Rachel's Challenge: Practice Positive Gossip
In my son's 2009-2010 yearbook, I noticed the school had an assembly entitled "Rachel's Challenge." Rachel was one of the students murdered at Columbine High School. In the ashes of this tragic event, rose a national effort challenging middle school and high school students to exercise kindness instead of being mean, forgiving instead of hating and caring outside of their own self interest. I was moved to see how a criminal, mindless and terrible act was being used to get students to be honest, kind to one another and think outside the box in expressing respect.
As a performance art piece to open everyone's eyes to the importance of being nice, students made a long paper chain, in which each link had writing from a student describing his/her own act of kindness to themselves, others and towards the planet. Positive gossip was encouraged (online and offline) to get students to say nice things about each other. WOW!

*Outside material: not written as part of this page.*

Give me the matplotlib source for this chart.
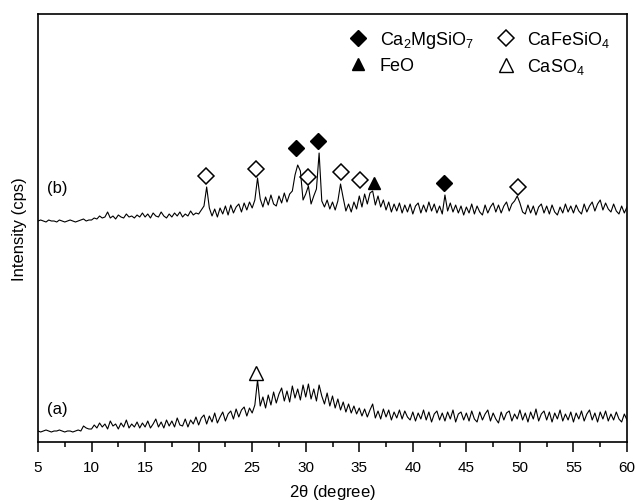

Middle school for me in the 1970s was one of the cruelest and saddest periods of my life. We were terrible to one another because we were all afraid. Today, I'm glad people have shown the courage to turn a nightmare such as Columbine into a positive goal setting experience that makes a difference.
Reader Comments (1)
Incredible how some tragedies are so severe, that they have the ability to strike a nerve and in some cases, inspire enormous outpourings of care and awareness. What a fantastic inclusion in the school system. Imagine if this was a nation wide, locally implemented program? Perhaps, middle school itself, one of the most awkward times of self doubt, would become a little friendlier.